- 1 tablespoon olive oil
- 4 boneless skinless chicken thighs (about 1 pound)
- 1 can (14-1/2 ounces) reduced-sodium chicken broth
- 2/3 cup uncooked whole wheat orzo pasta
- 1/2 medium lemon, cut into 4 wedges
- 1/2 cup pitted Greek olives, sliced
- 1 tablespoon lemon juice
- 1 teaspoon dried oregano
- 1/4 teaspoon pepper
- In a large nonstick skillet, heat oil over medium heat. Brown chicken on both sides; remove from pan.
- Add broth to skillet; increase heat to medium-high. Cook 1-2 minutes, stirring to loosen browned bits from pan. Stir in remaining ingredients; bring to a boil. Reduce heat; simmer, uncovered, 5 minutes, stirring occasionally.
- Return chicken to pan. Cook, covered, 5-8 minutes or until pasta is tender and a thermometer inserted in chicken reads 170°. Yield: 4 servings.
Light-Bodied White Wine
Enjoy this recipe with a light-bodied white wine such as Sauvignon Blanc or Pinot Grigio.

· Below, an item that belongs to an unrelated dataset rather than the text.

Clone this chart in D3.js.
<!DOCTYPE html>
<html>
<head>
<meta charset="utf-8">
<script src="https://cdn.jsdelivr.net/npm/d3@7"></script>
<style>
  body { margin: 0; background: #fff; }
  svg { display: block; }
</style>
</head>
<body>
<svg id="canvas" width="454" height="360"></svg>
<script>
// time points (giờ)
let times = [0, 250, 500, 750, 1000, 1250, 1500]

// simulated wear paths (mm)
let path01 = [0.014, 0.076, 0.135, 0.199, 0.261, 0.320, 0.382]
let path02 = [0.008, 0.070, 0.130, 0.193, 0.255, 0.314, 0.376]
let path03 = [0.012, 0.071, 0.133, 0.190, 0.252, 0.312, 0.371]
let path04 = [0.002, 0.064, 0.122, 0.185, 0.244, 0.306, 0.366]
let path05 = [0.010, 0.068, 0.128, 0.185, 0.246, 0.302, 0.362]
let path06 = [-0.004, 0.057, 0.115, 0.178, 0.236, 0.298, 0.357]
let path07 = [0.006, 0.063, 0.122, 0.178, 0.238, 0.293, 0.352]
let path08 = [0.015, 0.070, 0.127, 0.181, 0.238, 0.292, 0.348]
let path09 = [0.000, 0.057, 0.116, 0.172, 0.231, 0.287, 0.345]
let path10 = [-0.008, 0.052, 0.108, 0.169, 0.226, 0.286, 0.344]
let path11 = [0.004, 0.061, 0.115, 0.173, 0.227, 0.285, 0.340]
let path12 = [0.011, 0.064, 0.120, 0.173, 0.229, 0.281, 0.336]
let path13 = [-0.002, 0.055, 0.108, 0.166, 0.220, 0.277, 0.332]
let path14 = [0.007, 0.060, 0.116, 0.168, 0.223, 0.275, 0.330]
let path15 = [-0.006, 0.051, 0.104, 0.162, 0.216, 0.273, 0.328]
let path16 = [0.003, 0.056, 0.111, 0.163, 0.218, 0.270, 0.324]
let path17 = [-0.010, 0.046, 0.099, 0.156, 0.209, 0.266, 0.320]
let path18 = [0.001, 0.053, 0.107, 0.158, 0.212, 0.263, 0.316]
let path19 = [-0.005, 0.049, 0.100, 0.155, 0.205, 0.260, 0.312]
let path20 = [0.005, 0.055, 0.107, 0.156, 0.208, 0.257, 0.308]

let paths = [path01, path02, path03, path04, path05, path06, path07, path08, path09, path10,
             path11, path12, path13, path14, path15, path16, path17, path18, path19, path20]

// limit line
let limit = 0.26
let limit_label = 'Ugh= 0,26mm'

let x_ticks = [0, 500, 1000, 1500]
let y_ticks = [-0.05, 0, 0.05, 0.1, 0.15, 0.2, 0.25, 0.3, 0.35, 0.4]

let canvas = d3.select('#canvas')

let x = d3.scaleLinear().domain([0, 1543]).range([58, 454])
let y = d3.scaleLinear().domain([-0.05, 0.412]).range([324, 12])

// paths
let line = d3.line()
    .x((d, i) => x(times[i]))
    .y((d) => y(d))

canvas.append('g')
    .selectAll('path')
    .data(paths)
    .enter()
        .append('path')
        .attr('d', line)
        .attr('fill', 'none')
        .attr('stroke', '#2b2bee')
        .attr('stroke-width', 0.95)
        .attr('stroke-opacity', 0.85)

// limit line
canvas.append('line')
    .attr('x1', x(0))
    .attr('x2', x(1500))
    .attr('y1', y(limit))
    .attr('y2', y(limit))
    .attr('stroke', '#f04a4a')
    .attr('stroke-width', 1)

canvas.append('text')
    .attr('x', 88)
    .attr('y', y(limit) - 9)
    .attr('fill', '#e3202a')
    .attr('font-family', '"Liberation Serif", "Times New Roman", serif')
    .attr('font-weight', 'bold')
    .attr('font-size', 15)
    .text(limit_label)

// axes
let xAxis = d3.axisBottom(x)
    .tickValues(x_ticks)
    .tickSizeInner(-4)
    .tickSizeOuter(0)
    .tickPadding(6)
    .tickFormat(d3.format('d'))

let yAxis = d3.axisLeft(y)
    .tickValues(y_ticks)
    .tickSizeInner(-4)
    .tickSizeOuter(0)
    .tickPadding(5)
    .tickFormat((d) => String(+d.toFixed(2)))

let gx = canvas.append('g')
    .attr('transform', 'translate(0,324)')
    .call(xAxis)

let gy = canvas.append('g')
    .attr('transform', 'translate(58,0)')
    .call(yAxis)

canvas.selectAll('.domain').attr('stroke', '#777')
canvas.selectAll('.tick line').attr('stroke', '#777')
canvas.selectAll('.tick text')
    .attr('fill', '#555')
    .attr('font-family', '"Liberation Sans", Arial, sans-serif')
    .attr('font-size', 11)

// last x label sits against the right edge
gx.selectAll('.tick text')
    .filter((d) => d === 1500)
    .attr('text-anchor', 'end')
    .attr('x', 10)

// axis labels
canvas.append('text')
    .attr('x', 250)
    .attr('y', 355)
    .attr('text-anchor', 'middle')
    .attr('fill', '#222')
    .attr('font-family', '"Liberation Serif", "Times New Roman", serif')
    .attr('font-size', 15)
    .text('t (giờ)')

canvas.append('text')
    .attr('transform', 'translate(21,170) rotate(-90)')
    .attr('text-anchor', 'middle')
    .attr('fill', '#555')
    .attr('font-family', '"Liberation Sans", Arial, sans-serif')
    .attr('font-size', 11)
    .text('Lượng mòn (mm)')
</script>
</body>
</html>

Reviews for Lemon-Olive Chicken with Orzo
"Very good dish but a little too lemony. Would definitely make again but I think I would either use half as many lemon wedges or leave them out entirely and increase the amount of juice.Tried to rate this four stars but was having a problem."

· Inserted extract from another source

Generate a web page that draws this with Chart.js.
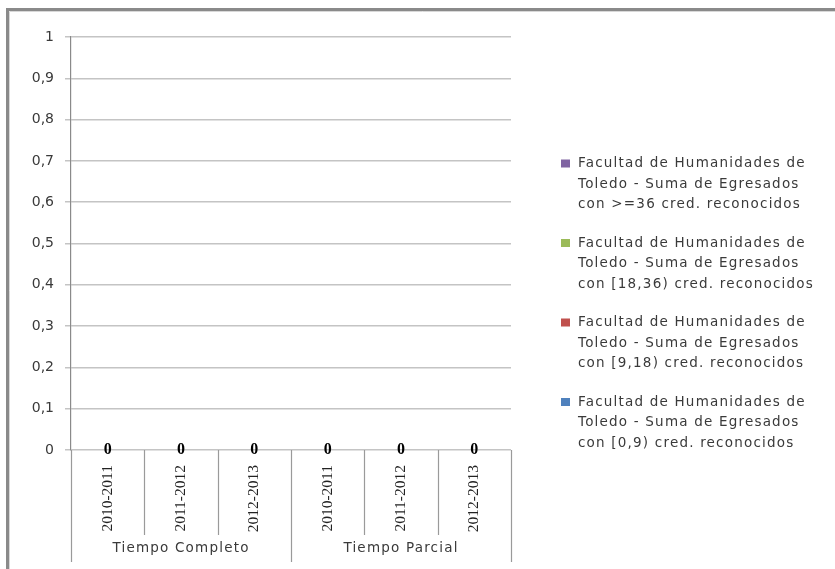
<!DOCTYPE html>
<html>
<head>
<meta charset="utf-8">
<script src="https://cdn.jsdelivr.net/npm/chart.js@4.4.0/dist/chart.umd.min.js"></script>
<style>
  html, body { margin: 0; padding: 0; background: #ffffff; }
  #wrap { width: 835px; height: 569px; position: relative; }
</style>
</head>
<body>
<div id="wrap"><canvas id="c" width="835" height="569"></canvas></div>
<script>
// ---- data ----
const categories = ["2010-2011", "2011-2012", "2012-2013", "2010-2011", "2011-2012", "2012-2013"];
const groups = ["Tiempo Completo", "Tiempo Parcial"];
const groupSize = 3;
const seriesNames = [
  "Facultad de Humanidades de Toledo - Suma de Egresados con [0,9) cred. reconocidos",
  "Facultad de Humanidades de Toledo - Suma de Egresados con [9,18) cred. reconocidos",
  "Facultad de Humanidades de Toledo - Suma de Egresados con [18,36) cred. reconocidos",
  "Facultad de Humanidades de Toledo - Suma de Egresados con >=36 cred. reconocidos"
];
const legendLines = [
  ["Facultad de Humanidades de", "Toledo - Suma de Egresados", "con [0,9) cred. reconocidos"],
  ["Facultad de Humanidades de", "Toledo - Suma de Egresados", "con [9,18) cred. reconocidos"],
  ["Facultad de Humanidades de", "Toledo - Suma de Egresados", "con [18,36) cred. reconocidos"],
  ["Facultad de Humanidades de", "Toledo - Suma de Egresados", "con >=36 cred. reconocidos"]
];
const values0to9 = [0, 0, 0, 0, 0, 0];
const values9to18 = [0, 0, 0, 0, 0, 0];
const values18to36 = [0, 0, 0, 0, 0, 0];
const values36plus = [0, 0, 0, 0, 0, 0];
const seriesColors = ["#4F81BD", "#C0504D", "#9BBB59", "#8064A2"];
const yMin = 0, yMax = 1, yStep = 0.1;

const SANS = "'DejaVu Sans', sans-serif";
const SERIF = "'Liberation Serif', serif";
const TEXT = "#3a3a3a";

const framePlugin = {
  id: 'frame',
  beforeDraw(chart) {
    const ctx = chart.ctx;
    ctx.save();
    ctx.strokeStyle = "#8a8a8a";
    ctx.lineWidth = 3;
    ctx.beginPath();
    ctx.moveTo(7.5, 569);
    ctx.lineTo(7.5, 9.5);
    ctx.lineTo(835, 9.5);
    ctx.stroke();
    ctx.strokeStyle = "#d8d8d8";
    ctx.lineWidth = 1;
    ctx.beginPath();
    ctx.moveTo(9.5, 569);
    ctx.lineTo(9.5, 11.5);
    ctx.lineTo(835, 11.5);
    ctx.stroke();
    ctx.restore();
  }
};

const categoryAxisPlugin = {
  id: 'catAxis',
  afterDraw(chart) {
    const ctx = chart.ctx;
    const xs = chart.scales.x;
    const area = chart.chartArea;
    const n = categories.length;
    const step = (xs.getPixelForValue(1) - xs.getPixelForValue(0));
    ctx.save();
    ctx.strokeStyle = "#9a9a9a";
    ctx.lineWidth = 1.2;
    for (let i = 0; i <= n; i++) {
      const x = Math.round(xs.getPixelForValue(i) - step / 2) + 0.5;
      const isGroup = (i % groupSize === 0);
      ctx.beginPath();
      ctx.moveTo(x, area.bottom);
      ctx.lineTo(x, isGroup ? area.bottom + 112 : area.bottom + 85);
      ctx.stroke();
    }
    // group labels
    ctx.fillStyle = TEXT;
    ctx.font = "13.5px " + SANS;
    ctx.letterSpacing = "1.2px";
    ctx.textAlign = "center";
    ctx.textBaseline = "middle";
    groups.forEach((g, gi) => {
      const a = xs.getPixelForValue(gi * groupSize) - step / 2;
      const b = xs.getPixelForValue(gi * groupSize + groupSize - 1) + step / 2;
      ctx.fillText(g, (a + b) / 2, area.bottom + 98);
    });
    // data labels (stack totals)
    ctx.letterSpacing = "0px";
    ctx.font = "bold 16px " + SERIF;
    ctx.fillStyle = "#000";
    const ys = chart.scales.y;
    for (let i = 0; i < n; i++) {
      let total = 0;
      chart.data.datasets.forEach(ds => { total += ds.data[i]; });
      ctx.fillText(String(total), xs.getPixelForValue(i), ys.getPixelForValue(total));
    }
    // legend
    ctx.font = "13.5px " + SANS;
    ctx.letterSpacing = "1.2px";
    ctx.textAlign = "left";
    const dsCount = chart.data.datasets.length;
    for (let k = 0; k < dsCount; k++) {
      const di = dsCount - 1 - k;
      const top = 163.5 + k * 79.5;
      ctx.fillStyle = seriesColors[di];
      ctx.fillRect(561, top - 4, 9, 8);
      ctx.fillStyle = TEXT;
      legendLines[di].forEach((ln, li) => ctx.fillText(ln, 578, top + li * 20.5));
    }
    ctx.restore();
  }
};

new Chart(document.getElementById('c'), {
  type: 'bar',
  data: {
    labels: categories,
    datasets: [
      { label: seriesNames[0], data: values0to9, backgroundColor: seriesColors[0] },
      { label: seriesNames[1], data: values9to18, backgroundColor: seriesColors[1] },
      { label: seriesNames[2], data: values18to36, backgroundColor: seriesColors[2] },
      { label: seriesNames[3], data: values36plus, backgroundColor: seriesColors[3] }
    ]
  },
  options: {
    responsive: false,
    animation: false,
    devicePixelRatio: 1,
    layout: { padding: { left: 0, right: 324, top: 37, bottom: 0 } },
    plugins: { legend: { display: false }, tooltip: { enabled: false } },
    scales: {
      x: {
        stacked: true,
        afterFit: s => { s.height = 119; },
        border: { display: false },
        grid: { display: false },
        ticks: {
          autoSkip: false,
          minRotation: 90,
          maxRotation: 90,
          padding: 7,
          color: "#222",
          font: { family: "'Liberation Serif', serif", size: 15.5 }
        }
      },
      y: {
        stacked: true,
        min: yMin,
        max: yMax,
        afterFit: s => { s.width = 71; },
        border: { display: true, color: "#8a8a8a", width: 1.2 },
        grid: { color: "#c4c4c4", lineWidth: 1.5, tickLength: 6, tickColor: "#c4c4c4" },
        ticks: {
          stepSize: yStep,
          padding: 11,
          color: TEXT,
          font: { family: "'DejaVu Sans', sans-serif", size: 14 },
          callback: v => String(Number(v.toFixed(1))).replace('.', ',')
        }
      }
    }
  },
  plugins: [framePlugin, categoryAxisPlugin]
});
</script>
</body>
</html>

"Although I cooked the orzo separately, this was an easy and tasty dish."
"This is a great recipe and easily adaptable for tastes...too lemony, just add more stock. Not enough lemon flavor, just add some grated lemon zest to amp up the flavor. The bitter notes some people are noting might be from the stem end of the lemon. Make sure to slice off that bitter stem and rinse your lemons before cutting them up for simmering. You shouldn't get bitterness from this dish using these ingredients. I added a little crumbled feta cheese, fresh minced oregano and fresh minced parsley for serving."
"This didn't come together well The chicken didn't cook fast enough and the orzo got dried out."
"This is very fast and easy to prepare. I think the orzo sucks up a lot of lemon flavor, almost too much, so next time I plan to leave out the extra tablespoon of lemon juice and just put the lemons in."
"Bitter taste others complain about is because of using Greek olives. Try regular black olives of Kalamata olives"
"I hate when people change the recipe and then critique it. But I just did the same! I only had regular black olives and regular orzo. Otherwise followed the recipe to the letter. This is a good meal. I'll make it again."
"Yuck. Very salty and bitter. I can only blame the olives (I used the canned variety). Since this dish has so much potential, I'll give it another try. I'll either add the olives right before serving or omit them altogether. I'll amend my review if that does the trick."
"Good flavor--my husband said it's his new favorite and wants me to make it again! Pretty simple too--I had to replace the lemon with additional lemon juice since I didn't have a lemon on hand but that was the only change. I substituted 1 1/2 tablespoons of lemon juice for the half of lemon the recipe called for."
"Don't know what I did wrong but this was aweful! Weird bitter taste. I think it was cooking the lemon in with it. Or the weird tasting olives. Maybe I got the wrong kind of greek olives."